“Zona de Interesse” provoca um choque profundo, que ecoa bem além dos créditos finais. Ao trazer à tona a monstruosidade nazista, o filme expõe o papel de figuras como Rudolf Höss (1901-1947), comandante do campo de concentração de Auschwitz, na maquinaria do horror instaurado pelo regime de Hitler. A ascensão do ditador à chancelaria da Alemanha em 1933 marcou o início de uma era obscura, com a brutalidade nazista ganhando forma concreta nas ações de oficiais como Höss. Sua frieza em dirigir Auschwitz e viver a poucos metros das câmaras de gás revela uma adesão quase impassível ao terror.

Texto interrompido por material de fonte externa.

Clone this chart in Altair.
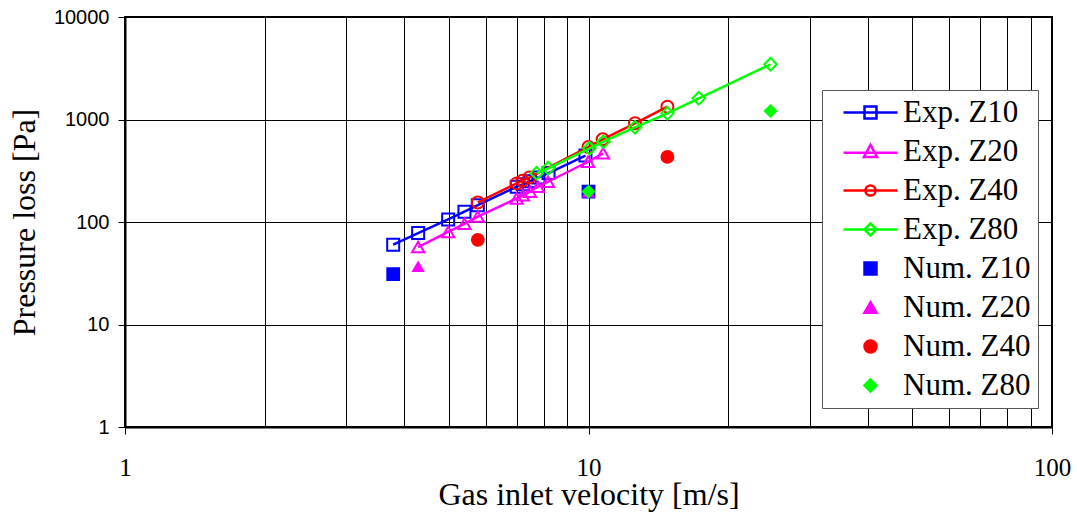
import altair as alt
import pandas as pd

# Experimental series: gas inlet velocity [m/s] and pressure loss [Pa]
exp_z10_v = [3.79, 4.29, 4.98, 5.40, 5.77, 7.00, 7.22, 7.48, 7.80, 8.20, 9.85]
exp_z10_p = [60, 78, 106, 126, 146, 221, 233, 250, 272, 300, 445]

exp_z20_v = [4.29, 4.98, 5.40, 5.77, 7.00, 7.22, 7.48, 7.78, 8.18, 9.98, 10.75]
exp_z20_p = [57, 80, 96, 113, 170, 183, 198, 221, 247, 387, 468]

exp_z40_v = [5.77, 7.00, 7.20, 7.45, 10.0, 10.73, 12.6, 14.8]
exp_z40_p = [155, 238, 253, 271, 540, 641, 918, 1334]

exp_z80_v = [7.73, 8.19, 10.05, 10.77, 12.6, 14.8, 17.3, 24.7]
exp_z80_p = [299, 334, 524, 607, 839, 1148, 1610, 3455]

# Numerical results
num_z10_v = [3.79, 10.0]
num_z10_p = [31, 198]
num_z20_v = [4.29, 10.0]
num_z20_p = [37, 198]
num_z40_v = [5.77, 14.8]
num_z40_p = [67, 431]
num_z80_v = [10.0, 24.7]
num_z80_p = [198, 1210]

labels = ["Exp. Z10", "Exp. Z20", "Exp. Z40", "Exp. Z80",
          "Num. Z10", "Num. Z20", "Num. Z40", "Num. Z80"]
colors = ["#0000FF", "#FF00FF", "#FF0000", "#00FF00"]
shapes = ["square", "triangle-up", "circle", "diamond"]

x_ticks = [1, 2, 3, 4, 5, 6, 7, 8, 9, 10, 20, 30, 40, 50, 60, 70, 80, 90, 100]
y_ticks = [1, 10, 100, 1000, 10000]

W, H = 927, 410

x_enc = alt.X(
    "v:Q",
    title="Gas inlet velocity [m/s]",
    scale=alt.Scale(type="log", domain=[1, 100]),
    axis=alt.Axis(
        values=x_ticks,
        labelExpr="datum.value == 1 || datum.value == 10 || datum.value == 100 ? datum.value + '' : ''",
        grid=True, gridColor="black", gridWidth=1, gridOpacity=1,
        domainColor="black", domainWidth=2,
        tickColor="black", tickSize=7, tickWidth=1,
        tickOpacity={"condition": {"test": "datum.value == 1 || datum.value == 10 || datum.value == 100", "value": 1}, "value": 0},
        labelFont="Liberation Serif", labelFontSize=25, labelColor="black",
        labelPadding=21, labelFlush=False, labelOverlap=False,
        titleFont="Liberation Serif", titleFontSize=32, titleFontWeight="normal",
        titleColor="black", titleBaseline="alphabetic", titleY=77,
    ),
)

y_enc = alt.Y(
    "p:Q",
    title="Pressure loss [Pa]",
    scale=alt.Scale(type="log", domain=[1, 10000]),
    axis=alt.Axis(
        values=y_ticks,
        labelExpr="datum.value + ''",
        grid=True, gridColor="black", gridWidth=1, gridOpacity=1,
        domainColor="black", domainWidth=2,
        tickColor="black", tickSize=7, tickWidth=1,
        labelFont="Liberation Sans", labelFontSize=20, labelColor="black",
        labelPadding=9, labelFlush=False, labelOverlap=False,
        titleFont="Liberation Serif", titleFontSize=32, titleFontWeight="normal",
        titleColor="black", titleAngle=270, titleBaseline="alphabetic",
        titleAlign="center", titleX=-91, titleY=205,
    ),
)

exp_sets = [(exp_z10_v, exp_z10_p), (exp_z20_v, exp_z20_p),
            (exp_z40_v, exp_z40_p), (exp_z80_v, exp_z80_p)]
num_sets = [(num_z10_v, num_z10_p), (num_z20_v, num_z20_p),
            (num_z40_v, num_z40_p), (num_z80_v, num_z80_p)]
exp_sizes = [144, 150, 144, 160]
num_sizes = [190, 180, 190, 200]

layers = []
for (v, p), c, s, sz in zip(exp_sets, colors, shapes, exp_sizes):
    df = pd.DataFrame({"v": v, "p": p})
    base = alt.Chart(df).encode(x=x_enc, y=y_enc)
    layers.append(base.mark_line(color=c, strokeWidth=2.5))
    layers.append(base.mark_point(shape=s, size=sz, filled=False, stroke=c,
                                  strokeWidth=2, opacity=1))

for (v, p), c, s, sz in zip(num_sets, colors, shapes, num_sizes):
    df = pd.DataFrame({"v": v, "p": p})
    layers.append(alt.Chart(df).mark_point(shape=s, size=sz, filled=True,
                                           fill=c, strokeWidth=0, opacity=1)
                  .encode(x=x_enc, y=y_enc))

# Legend entries: line-with-hollow-marker for experiments, filled marker for simulations
legend_shapes = [
    "M-4.5,0H4.5M-1,-1H1V1H-1Z",
    "M-4.5,0.2H4.5M0,-1.1L1.1,0.9H-1.1Z",
    "M-4.5,0H4.5M-0.85,0A0.85,0.85 0 1,0 0.85,0A0.85,0.85 0 1,0 -0.85,0Z",
    "M-4.5,0H4.5M0,-1L1,0L0,1L-1,0Z",
    "square", "triangle-up", "circle", "diamond",
]
legend_fills = ["transparent"] * 4 + colors
legend_strokes = colors + colors

leg = alt.Legend(
    title=None, orient="none", legendX=697, legendY=73,
    symbolSize=144, symbolStrokeWidth=2.5, symbolOpacity=1,
    labelFont="Liberation Serif", labelFontSize=31, labelColor="black",
    labelAlign="left", labelLimit=0, padding=7, rowPadding=7,
    symbolOffset=26, labelOffset=17,
    strokeColor="#555555", fillColor="white",
)

legend_layer = (
    alt.Chart(pd.DataFrame({"label": labels}))
    .mark_point(filled=True, opacity=1)
    .encode(
        fill=alt.Fill("label:N", scale=alt.Scale(domain=labels, range=legend_fills), legend=leg),
        stroke=alt.Stroke("label:N", scale=alt.Scale(domain=labels, range=legend_strokes), legend=leg),
        shape=alt.Shape("label:N", scale=alt.Scale(domain=labels, range=legend_shapes), legend=leg),
    )
    .transform_filter("false")
)

chart = (
    alt.layer(*layers, legend_layer)
    .properties(
        width=W, height=H,
        autosize=alt.AutoSizeParams(type="none"),
        padding={"left": 125, "top": 17, "right": 25, "bottom": 90},
        background="white",
    )
    .configure_view(stroke="black", strokeWidth=2)
)

chart.save("out.html", embed_options={"renderer": "svg", "actions": False})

Höss, um dos símbolos daquilo que a filósofa Hannah Arendt denominou “a banalidade do mal”, encarna a indiferença metódica com que muitos conduziam atrocidades em nome do regime. Ele habitava Auschwitz com sua família, na tranquilidade de quem mora próximo a um parque, enquanto as câmaras de gás realizavam a “Solução Final” para a “Questão Judaica”. Essa convivência entre o lar pacato e o campo de extermínio aproxima o público do abismo moral vivido por aqueles que, como Höss, naturalizaram o extermínio.

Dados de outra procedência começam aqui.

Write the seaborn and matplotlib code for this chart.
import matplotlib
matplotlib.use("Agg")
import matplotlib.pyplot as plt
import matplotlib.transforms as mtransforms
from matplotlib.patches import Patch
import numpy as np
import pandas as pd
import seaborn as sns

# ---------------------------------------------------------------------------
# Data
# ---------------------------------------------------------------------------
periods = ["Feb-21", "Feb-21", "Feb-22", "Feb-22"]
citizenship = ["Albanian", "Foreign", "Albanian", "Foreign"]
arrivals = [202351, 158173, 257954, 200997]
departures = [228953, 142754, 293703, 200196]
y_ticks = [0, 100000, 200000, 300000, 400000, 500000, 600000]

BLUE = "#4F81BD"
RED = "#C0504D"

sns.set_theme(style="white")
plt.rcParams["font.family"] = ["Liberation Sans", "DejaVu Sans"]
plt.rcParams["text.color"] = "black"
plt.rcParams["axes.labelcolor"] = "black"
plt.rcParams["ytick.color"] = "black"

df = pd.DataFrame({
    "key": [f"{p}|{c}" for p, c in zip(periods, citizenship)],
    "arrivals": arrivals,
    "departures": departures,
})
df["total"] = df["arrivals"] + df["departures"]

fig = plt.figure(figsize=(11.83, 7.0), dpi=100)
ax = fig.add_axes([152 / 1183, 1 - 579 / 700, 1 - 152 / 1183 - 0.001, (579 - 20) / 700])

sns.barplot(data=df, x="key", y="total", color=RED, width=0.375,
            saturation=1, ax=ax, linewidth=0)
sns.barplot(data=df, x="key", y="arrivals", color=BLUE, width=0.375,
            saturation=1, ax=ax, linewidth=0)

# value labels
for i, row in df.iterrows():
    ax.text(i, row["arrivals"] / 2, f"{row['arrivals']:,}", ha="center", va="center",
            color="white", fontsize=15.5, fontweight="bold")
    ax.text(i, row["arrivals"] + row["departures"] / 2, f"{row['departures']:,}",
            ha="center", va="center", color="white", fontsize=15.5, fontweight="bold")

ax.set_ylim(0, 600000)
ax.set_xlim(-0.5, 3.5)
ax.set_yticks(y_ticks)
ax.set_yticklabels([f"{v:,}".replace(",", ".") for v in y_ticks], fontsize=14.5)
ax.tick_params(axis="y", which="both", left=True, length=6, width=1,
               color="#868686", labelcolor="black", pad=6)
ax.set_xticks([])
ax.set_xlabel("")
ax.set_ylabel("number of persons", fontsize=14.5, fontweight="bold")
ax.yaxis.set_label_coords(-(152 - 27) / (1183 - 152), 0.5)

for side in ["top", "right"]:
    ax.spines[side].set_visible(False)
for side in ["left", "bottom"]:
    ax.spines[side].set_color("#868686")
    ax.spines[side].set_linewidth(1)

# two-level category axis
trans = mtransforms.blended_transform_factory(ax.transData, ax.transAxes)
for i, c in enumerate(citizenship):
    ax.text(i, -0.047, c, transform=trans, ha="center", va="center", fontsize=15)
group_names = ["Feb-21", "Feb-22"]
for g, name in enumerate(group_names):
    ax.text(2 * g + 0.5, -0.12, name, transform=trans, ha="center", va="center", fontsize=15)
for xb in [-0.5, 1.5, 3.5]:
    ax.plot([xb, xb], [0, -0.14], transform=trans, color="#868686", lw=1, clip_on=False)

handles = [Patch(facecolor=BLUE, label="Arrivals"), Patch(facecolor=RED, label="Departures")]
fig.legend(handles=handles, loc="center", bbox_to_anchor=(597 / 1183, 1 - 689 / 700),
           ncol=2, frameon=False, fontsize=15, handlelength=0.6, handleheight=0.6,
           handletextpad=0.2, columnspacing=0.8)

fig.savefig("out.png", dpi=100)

Jonathan Glazer, ao adaptar o romance homônimo de Martin Amis, constrói uma narrativa visual que permite ao espectador testemunhar a separação entre a realidade apavorante de Auschwitz e a rotina aparentemente normal da família Höss. O diretor conduz o público a uma experiência sensorial que, com ruídos abafados e gritos distantes, vai desvelando o horror oculto sob a rotina doméstica. As paredes do campo de Auschwitz guardam as marcas de tentativas desesperadas de fuga, lembrando o que se passava tão perto e era, paradoxalmente, ignorado por aqueles que ali viviam.
O filme também enfrenta uma questão incômoda: o que motiva um retorno a essas histórias? À primeira vista, pode parecer que reviver esse passado sombrio não acrescenta algo novo para os alemães ou para as comunidades judaicas que carregam esse trauma. Contudo, a primeira cena responde a essa inquietação, mostrando a família Höss desfrutando de um bucólico banho de sol, como qualquer outra. E esse paralelo com a normalidade universal revela o quanto foram também “comuns” na vida que desejavam, abrindo espaço para uma reflexão sobre como a ideologia nazista seduziu até aqueles que, em tese, só buscavam viver em paz.

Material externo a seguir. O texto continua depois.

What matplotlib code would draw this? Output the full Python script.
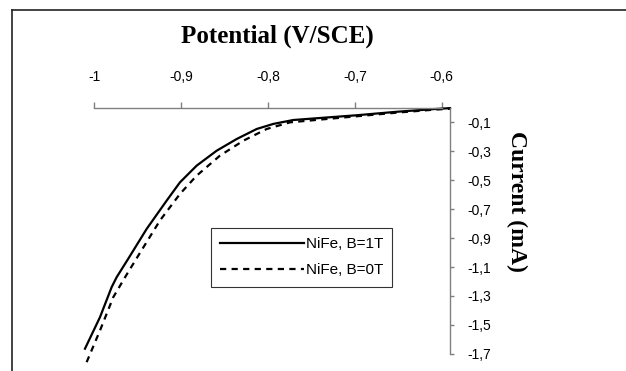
import matplotlib
matplotlib.use("Agg")
import matplotlib.pyplot as plt
from matplotlib.lines import Line2D

# potential (V/SCE) and current (mA)
pot_1t = [-1.0107, -0.9934, -0.9800, -0.9742, -0.9609, -0.9397, -0.9166, -0.9013,
          -0.8821, -0.8591, -0.8360, -0.8130, -0.7939, -0.7709, -0.7287, -0.6975,
          -0.6515, -0.6100, -0.5904]
cur_1t = [-1.664, -1.446, -1.239, -1.170, -1.043, -0.837, -0.641, -0.515,
          -0.400, -0.297, -0.216, -0.147, -0.112, -0.085, -0.066, -0.052,
          -0.028, -0.010, -0.003]

pot_0t = [-1.0088, -0.9934, -0.9781, -0.9627, -0.9493, -0.9244, -0.9013, -0.8821,
          -0.8553, -0.8284, -0.8015, -0.7747, -0.7287, -0.6975, -0.6515, -0.6100,
          -0.5904]
cur_0t = [-1.757, -1.538, -1.308, -1.152, -1.021, -0.779, -0.595, -0.469,
          -0.331, -0.228, -0.147, -0.101, -0.076, -0.059, -0.034, -0.014,
          -0.007]

x_ticks = [-1.0, -0.9, -0.8, -0.7, -0.6]
x_labels = ["-1", "-0,9", "-0,8", "-0,7", "-0,6"]
y_ticks = [-0.1, -0.3, -0.5, -0.7, -0.9, -1.1, -1.3, -1.5, -1.7]
y_labels = ["-0,1", "-0,3", "-0,5", "-0,7", "-0,9", "-1,1", "-1,3", "-1,5", "-1,7"]

W, H = 626, 371
fig = plt.figure(figsize=(W / 100, H / 100), dpi=100)
ax = fig.add_axes([76.9 / W, 0.0, (450.4 - 76.9) / W, (H - 107.7) / H])
ax.set_xlim(-1.02, -0.59)
ax.set_ylim(-1.818, 0.0)

ax.plot(pot_1t, cur_1t, color="black", lw=1.6, label="NiFe, B=1T", clip_on=False)
ax.plot(pot_0t, cur_0t, color="black", lw=1.6, dashes=(2.8, 2.4), label="NiFe, B=0T",
        clip_on=False)

for s in ["left", "bottom"]:
    ax.spines[s].set_visible(False)
ax.spines["top"].set_bounds(-1.0, -0.6)
ax.spines["right"].set_bounds(-1.7, 0.0)
for s in ["top", "right"]:
    ax.spines[s].set_color("#808080")
    ax.spines[s].set_linewidth(1.0)
ax.patch.set_visible(False)

ax.xaxis.tick_top()
ax.yaxis.tick_right()
ax.set_xticks(x_ticks, x_labels)
ax.set_yticks(y_ticks, y_labels)
ax.tick_params(axis="x", direction="out", length=4, width=1, color="#808080", pad=13,
               labelsize=10)
ax.tick_params(axis="y", direction="out", length=3, width=1, color="#808080", pad=9,
               labelsize=10)
for lab in ax.get_xticklabels() + ax.get_yticklabels():
    lab.set_fontfamily("Liberation Sans")

leg = ax.legend(loc="upper left", bbox_to_anchor=(211 / W, 1 - 228 / H),
                bbox_transform=fig.transFigure, borderaxespad=0, fancybox=False,
                handlelength=5.5, handletextpad=0.1, labelspacing=0.8, borderpad=0.6,
                prop={"family": "Liberation Sans", "size": 11})
leg.get_frame().set_edgecolor("black")
leg.get_frame().set_linewidth(0.8)

fig.text(277 / W, 1 - 36.7 / H, "Potential (V/SCE)", ha="center", va="center",
         family="Liberation Serif", weight="bold", size=18)
fig.text(516.5 / W, 1 - 201.5 / H, "Current (mA)", ha="center", va="center",
         rotation=270, family="Liberation Serif", weight="bold", size=17)

# outer frame (only top and left edges fall inside the picture)
fig.add_artist(Line2D([12 / W, 12 / W], [0, 1 - 10 / H], color="#222222", lw=1.2))
fig.add_artist(Line2D([12 / W, 1], [1 - 10 / H, 1 - 10 / H], color="#222222", lw=1.2))

fig.savefig("out.png", dpi=100)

A fotografia de Lukasz Zal oferece uma visão perturbadora de “limpeza”, evidenciando a discrepância entre a serenidade do lar dos Höss e a brutalidade a poucos metros dali. Utilizando apenas luz natural, Zal mantém uma estética limpa, o que torna o cenário ainda mais inquietante. Höss e sua esposa Hedwig, interpretados por Christian Friedel e Sandra Hüller, estão impecáveis em trajes elegantes — ele em um terno branco e ela em um vestido rosa — contrastando com a proximidade sinistra de Auschwitz, cuja fumaça negra aparece ao fundo, ignorada pelo casal. Esse contraste torna ainda mais cruel a indiferença deles diante do genocídio em curso.
Na dinâmica entre o casal, Glazer constrói uma relação que, sob a superfície de afeto e vida doméstica, assume tons macabros. Celebram aniversários e Natais sem qualquer afetação, enquanto centenas de pessoas morrem do outro lado da cerca. É como se vivessem em um teatro cínico, sem disfarçar a ironia de um cotidiano tão insensível e asséptico diante do sofrimento. Em meio a essa atmosfera controlada e silenciosa, o filme vai provocando a audiência, sugerindo um confronto com o lado mais cínico e vil da natureza humana.
A montagem de Paul Watts nos leva ao Memorial e Museu Auschwitz-Birkenau, onde o calçado e os pertences das vítimas permanecem como lembranças indeléveis do horror. Esse contraste entre passado e presente reforça a conexão inevitável com a história: o sofrimento ali representado permanece vívido e eterno. A visão desses objetos, protegidos por grossas paredes de vidro, encerra o filme com uma lembrança amarga e inescapável de que o peso da história ainda paira sobre nós.
“Zona de Interesse” aborda a linha tênue entre a brutalidade histórica e a representação artística. Glazer nos convida a refletir sobre os desdobramentos dessa convivência perturbadora e a reconhecer que, embora estejamos distantes de Auschwitz, o perigo de sua ideologia ainda espreita entre os escombros.